## Entries
══════════════════════════════
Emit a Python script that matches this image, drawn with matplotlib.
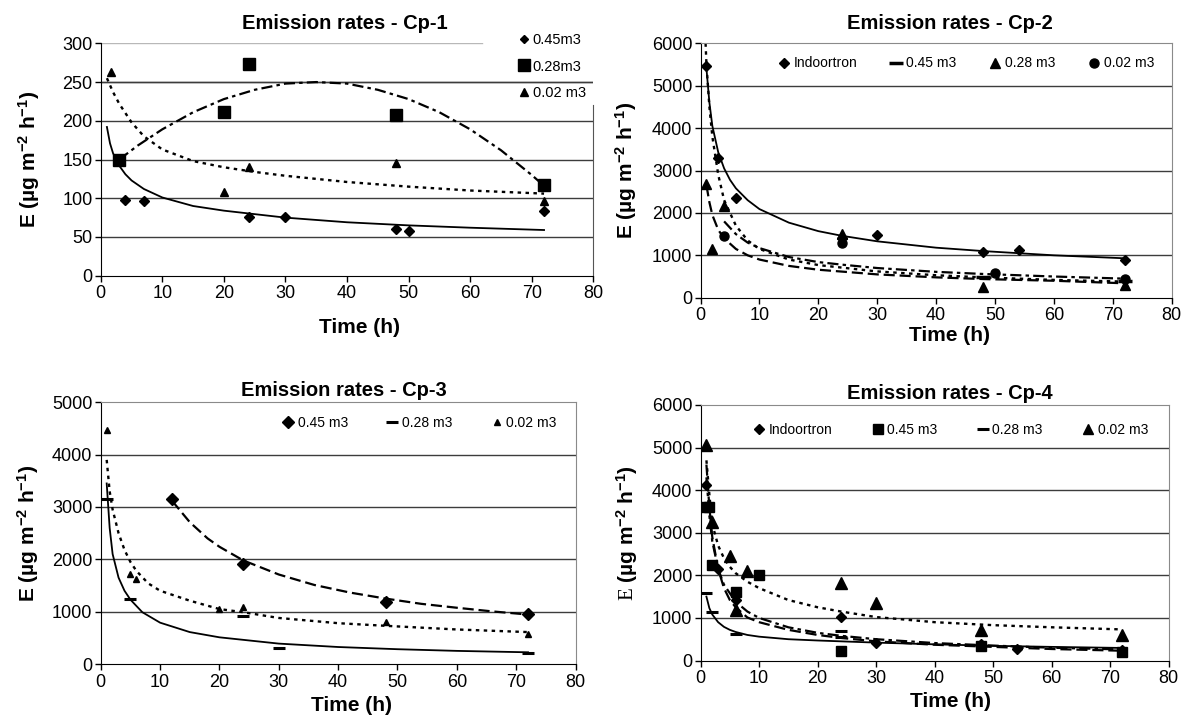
══════════════════════════════
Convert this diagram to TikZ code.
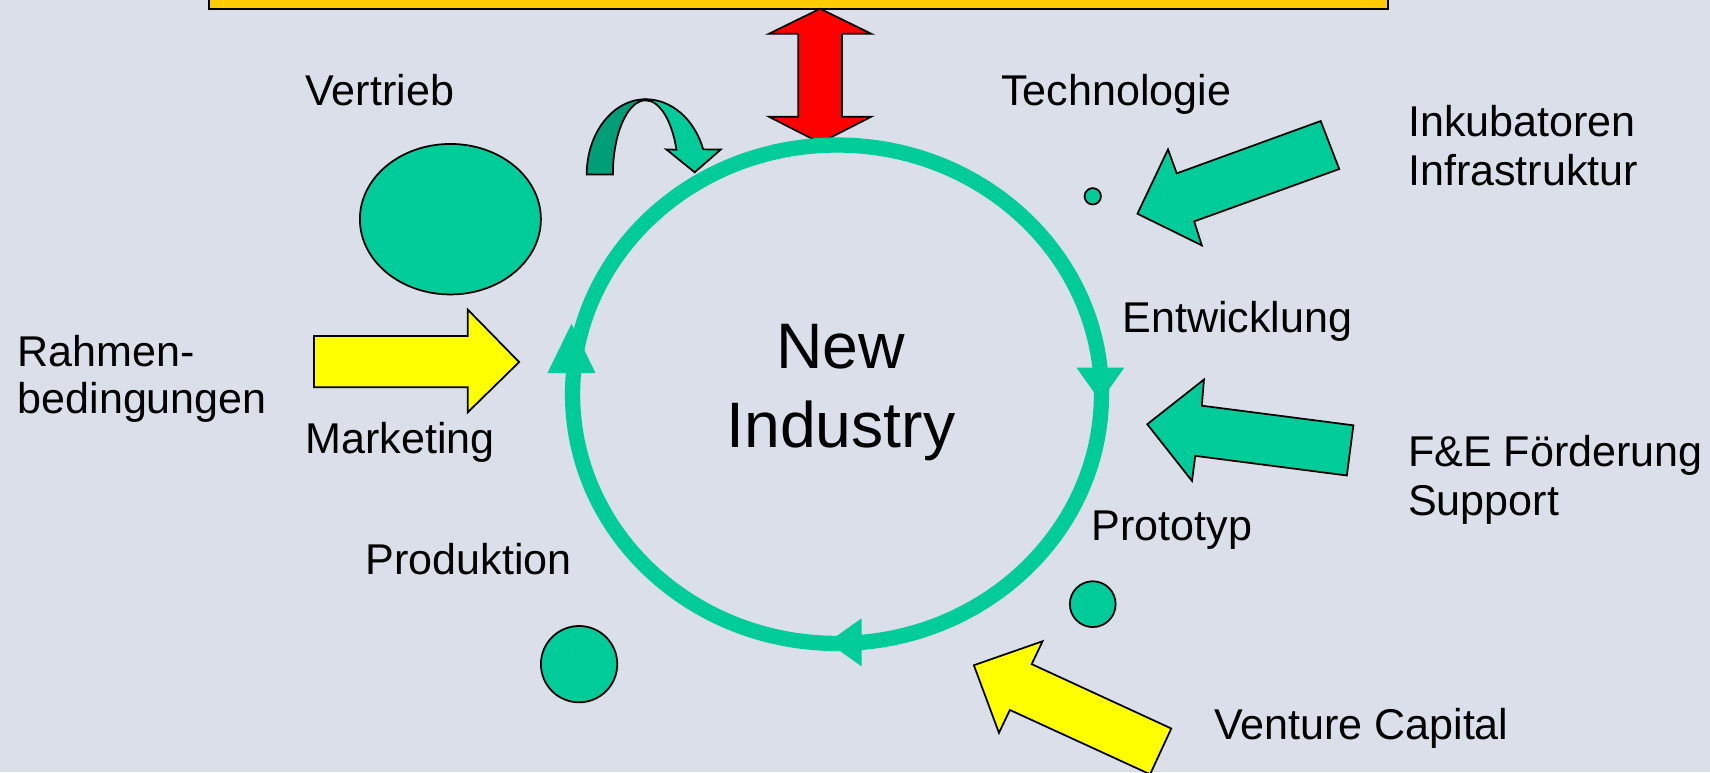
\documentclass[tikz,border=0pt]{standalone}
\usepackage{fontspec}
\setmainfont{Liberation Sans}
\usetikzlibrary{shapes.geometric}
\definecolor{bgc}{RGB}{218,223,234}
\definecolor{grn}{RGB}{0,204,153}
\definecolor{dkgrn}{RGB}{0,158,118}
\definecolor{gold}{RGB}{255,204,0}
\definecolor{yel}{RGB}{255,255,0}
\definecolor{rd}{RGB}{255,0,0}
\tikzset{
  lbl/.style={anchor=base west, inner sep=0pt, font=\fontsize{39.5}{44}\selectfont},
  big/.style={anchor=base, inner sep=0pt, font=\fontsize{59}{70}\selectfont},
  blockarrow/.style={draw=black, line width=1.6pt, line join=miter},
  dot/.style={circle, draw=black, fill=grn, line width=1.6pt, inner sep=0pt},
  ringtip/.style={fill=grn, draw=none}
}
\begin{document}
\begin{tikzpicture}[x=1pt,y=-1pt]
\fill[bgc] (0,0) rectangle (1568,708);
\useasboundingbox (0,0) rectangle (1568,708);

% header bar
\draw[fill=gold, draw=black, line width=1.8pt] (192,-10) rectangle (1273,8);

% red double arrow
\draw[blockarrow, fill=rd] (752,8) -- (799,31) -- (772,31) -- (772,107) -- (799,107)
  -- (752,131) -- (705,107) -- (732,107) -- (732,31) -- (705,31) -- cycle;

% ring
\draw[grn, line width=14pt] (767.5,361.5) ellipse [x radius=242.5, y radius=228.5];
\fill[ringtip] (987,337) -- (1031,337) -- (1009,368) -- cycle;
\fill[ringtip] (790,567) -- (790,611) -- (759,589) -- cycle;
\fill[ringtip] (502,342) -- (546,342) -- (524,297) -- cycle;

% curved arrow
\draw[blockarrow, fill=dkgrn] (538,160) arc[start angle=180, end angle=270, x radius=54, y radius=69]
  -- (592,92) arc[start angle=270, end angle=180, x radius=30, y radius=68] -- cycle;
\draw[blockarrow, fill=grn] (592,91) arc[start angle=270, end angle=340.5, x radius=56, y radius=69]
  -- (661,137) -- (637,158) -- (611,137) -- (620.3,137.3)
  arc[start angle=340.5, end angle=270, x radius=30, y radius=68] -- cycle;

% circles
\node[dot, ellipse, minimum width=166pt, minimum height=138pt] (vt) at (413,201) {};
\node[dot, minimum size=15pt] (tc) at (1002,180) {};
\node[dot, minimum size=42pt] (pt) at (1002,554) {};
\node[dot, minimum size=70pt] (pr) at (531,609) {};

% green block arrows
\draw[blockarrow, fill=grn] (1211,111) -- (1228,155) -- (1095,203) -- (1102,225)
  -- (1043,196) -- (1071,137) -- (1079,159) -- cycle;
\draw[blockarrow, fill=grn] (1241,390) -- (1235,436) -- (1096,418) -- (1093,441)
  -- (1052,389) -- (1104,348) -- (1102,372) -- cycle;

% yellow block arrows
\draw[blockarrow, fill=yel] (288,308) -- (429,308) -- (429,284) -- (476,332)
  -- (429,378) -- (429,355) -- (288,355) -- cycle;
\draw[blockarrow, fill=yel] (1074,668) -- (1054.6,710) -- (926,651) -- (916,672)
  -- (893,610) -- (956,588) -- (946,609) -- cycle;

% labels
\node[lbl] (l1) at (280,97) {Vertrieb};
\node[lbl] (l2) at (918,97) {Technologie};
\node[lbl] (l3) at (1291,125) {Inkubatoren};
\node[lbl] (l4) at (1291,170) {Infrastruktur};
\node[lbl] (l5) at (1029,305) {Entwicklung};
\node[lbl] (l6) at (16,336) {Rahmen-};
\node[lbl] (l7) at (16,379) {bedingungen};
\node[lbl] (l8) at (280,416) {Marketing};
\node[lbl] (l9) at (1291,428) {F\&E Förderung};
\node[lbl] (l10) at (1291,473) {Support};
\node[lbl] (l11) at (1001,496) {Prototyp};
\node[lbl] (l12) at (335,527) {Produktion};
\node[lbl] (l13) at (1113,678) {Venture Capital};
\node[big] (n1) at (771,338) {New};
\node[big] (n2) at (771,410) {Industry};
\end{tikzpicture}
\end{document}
══════════════════════════════
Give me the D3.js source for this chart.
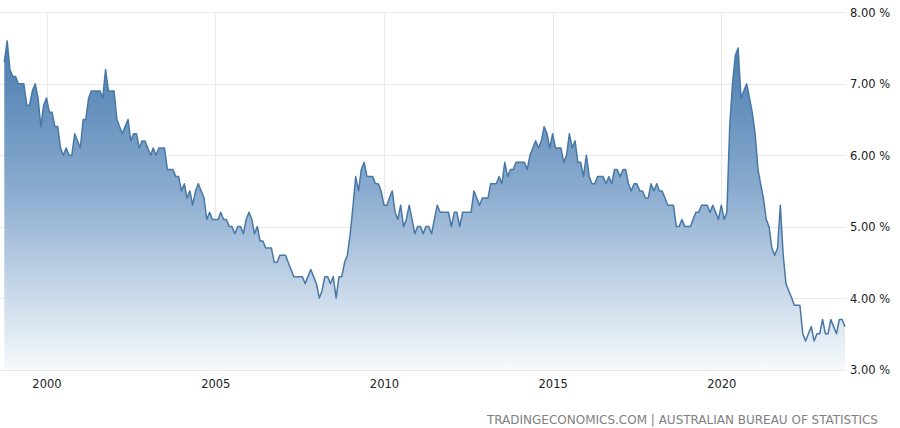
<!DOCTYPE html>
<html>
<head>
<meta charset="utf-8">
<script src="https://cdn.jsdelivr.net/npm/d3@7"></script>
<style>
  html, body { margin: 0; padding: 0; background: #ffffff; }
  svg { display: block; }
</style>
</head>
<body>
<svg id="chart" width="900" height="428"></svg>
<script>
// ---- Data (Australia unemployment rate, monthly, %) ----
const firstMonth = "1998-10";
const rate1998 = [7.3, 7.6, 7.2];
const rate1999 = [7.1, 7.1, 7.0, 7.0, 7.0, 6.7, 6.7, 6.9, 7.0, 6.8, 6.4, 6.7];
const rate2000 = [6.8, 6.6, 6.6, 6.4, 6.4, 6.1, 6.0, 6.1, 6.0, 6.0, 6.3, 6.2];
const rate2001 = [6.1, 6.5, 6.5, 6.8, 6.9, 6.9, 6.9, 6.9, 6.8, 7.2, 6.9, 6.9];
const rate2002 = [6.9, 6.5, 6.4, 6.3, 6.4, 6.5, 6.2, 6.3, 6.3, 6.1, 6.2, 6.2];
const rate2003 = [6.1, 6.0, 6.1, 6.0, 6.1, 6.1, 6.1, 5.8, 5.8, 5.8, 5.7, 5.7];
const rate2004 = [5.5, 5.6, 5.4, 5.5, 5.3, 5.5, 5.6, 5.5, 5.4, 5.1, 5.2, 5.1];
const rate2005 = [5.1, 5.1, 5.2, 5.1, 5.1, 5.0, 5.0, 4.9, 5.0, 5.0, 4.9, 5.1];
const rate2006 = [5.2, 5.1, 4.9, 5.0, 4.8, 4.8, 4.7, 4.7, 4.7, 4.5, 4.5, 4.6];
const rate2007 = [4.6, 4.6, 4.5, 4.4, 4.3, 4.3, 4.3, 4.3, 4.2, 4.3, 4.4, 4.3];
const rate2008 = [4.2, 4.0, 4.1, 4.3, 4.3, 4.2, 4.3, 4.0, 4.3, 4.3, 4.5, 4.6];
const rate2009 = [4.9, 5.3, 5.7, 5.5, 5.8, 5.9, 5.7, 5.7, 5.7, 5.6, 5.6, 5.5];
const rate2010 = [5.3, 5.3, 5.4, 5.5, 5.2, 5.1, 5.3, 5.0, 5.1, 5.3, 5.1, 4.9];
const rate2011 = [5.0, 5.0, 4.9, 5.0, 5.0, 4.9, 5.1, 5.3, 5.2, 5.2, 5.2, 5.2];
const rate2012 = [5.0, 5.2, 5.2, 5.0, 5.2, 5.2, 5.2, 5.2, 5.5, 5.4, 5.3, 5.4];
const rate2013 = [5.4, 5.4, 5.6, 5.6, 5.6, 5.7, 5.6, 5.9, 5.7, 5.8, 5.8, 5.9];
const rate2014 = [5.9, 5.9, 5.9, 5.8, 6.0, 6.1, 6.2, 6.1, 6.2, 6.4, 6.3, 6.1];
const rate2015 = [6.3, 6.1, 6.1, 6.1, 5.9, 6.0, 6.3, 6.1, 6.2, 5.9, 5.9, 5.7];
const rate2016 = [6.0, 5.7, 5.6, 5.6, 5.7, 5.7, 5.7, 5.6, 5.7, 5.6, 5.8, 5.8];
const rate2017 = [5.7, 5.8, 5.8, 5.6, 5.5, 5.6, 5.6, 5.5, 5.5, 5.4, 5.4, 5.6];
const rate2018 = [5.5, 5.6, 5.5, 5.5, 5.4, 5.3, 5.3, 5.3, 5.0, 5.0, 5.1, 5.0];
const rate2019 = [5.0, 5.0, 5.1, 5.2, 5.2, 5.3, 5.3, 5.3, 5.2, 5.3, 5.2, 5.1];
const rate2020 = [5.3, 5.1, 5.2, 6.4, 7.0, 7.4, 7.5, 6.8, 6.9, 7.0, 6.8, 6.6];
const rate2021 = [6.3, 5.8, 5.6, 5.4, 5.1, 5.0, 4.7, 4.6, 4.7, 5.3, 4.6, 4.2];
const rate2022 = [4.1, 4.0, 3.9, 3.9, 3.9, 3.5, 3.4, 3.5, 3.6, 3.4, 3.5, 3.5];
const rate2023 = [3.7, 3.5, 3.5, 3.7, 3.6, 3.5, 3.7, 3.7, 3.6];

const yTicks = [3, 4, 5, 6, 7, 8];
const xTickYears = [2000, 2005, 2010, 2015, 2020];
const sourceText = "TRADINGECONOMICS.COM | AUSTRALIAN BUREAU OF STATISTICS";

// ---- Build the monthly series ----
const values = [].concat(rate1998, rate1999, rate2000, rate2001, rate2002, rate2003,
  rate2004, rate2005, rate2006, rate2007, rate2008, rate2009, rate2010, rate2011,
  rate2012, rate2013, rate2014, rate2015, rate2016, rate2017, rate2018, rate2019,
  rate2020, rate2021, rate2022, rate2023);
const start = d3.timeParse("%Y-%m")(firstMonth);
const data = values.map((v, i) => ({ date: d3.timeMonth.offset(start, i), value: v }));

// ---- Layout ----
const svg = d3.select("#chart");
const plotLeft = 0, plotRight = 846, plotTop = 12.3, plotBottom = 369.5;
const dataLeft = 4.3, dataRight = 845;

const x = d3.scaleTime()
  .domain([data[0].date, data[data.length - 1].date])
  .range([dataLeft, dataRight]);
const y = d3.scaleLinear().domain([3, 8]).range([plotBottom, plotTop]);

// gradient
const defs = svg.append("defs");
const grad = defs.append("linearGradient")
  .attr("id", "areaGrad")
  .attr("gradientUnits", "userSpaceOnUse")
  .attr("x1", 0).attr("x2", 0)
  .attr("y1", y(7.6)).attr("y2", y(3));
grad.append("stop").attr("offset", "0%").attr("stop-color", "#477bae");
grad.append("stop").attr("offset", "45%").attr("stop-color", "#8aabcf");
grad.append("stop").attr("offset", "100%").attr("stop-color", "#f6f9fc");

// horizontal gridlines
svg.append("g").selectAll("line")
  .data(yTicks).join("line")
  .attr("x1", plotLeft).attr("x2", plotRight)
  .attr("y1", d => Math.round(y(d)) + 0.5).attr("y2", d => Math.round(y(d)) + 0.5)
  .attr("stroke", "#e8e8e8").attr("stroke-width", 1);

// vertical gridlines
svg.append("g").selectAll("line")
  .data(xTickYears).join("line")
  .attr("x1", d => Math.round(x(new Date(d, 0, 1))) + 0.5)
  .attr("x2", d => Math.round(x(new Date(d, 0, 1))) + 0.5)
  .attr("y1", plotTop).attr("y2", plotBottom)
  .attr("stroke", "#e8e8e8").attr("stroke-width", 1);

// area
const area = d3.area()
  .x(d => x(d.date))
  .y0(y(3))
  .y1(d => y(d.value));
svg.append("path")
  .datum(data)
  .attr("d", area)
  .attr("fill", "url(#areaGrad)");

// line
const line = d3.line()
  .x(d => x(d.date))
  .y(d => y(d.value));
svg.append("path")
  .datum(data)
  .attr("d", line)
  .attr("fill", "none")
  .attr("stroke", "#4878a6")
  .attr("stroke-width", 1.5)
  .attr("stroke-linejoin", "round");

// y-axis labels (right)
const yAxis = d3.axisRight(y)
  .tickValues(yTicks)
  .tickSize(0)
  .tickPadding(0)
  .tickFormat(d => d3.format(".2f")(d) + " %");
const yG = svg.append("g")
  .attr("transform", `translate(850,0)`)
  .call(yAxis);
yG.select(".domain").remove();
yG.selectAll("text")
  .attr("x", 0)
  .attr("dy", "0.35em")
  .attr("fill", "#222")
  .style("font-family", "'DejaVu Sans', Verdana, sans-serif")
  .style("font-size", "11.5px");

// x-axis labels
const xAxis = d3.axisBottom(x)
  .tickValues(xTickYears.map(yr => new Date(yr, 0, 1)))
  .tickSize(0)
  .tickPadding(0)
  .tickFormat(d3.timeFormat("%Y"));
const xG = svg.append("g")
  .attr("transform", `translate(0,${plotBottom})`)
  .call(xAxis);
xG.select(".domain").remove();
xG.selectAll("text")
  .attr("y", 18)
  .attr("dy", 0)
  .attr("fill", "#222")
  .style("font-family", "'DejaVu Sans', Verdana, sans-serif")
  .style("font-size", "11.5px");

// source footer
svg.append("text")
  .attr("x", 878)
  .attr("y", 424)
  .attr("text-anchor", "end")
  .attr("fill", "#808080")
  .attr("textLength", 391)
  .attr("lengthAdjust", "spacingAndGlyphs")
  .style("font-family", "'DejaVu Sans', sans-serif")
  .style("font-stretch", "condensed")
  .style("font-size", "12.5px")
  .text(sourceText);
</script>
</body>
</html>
══════════════════════════════
## Given instruction
Search the entries for the word "script", then list each line that holds it.

## Answer below
Emit a Python script that matches this image, drawn with matplotlib.
<script src="https://cdn.jsdelivr.net/npm/d3@7"></script>
<script>
</script>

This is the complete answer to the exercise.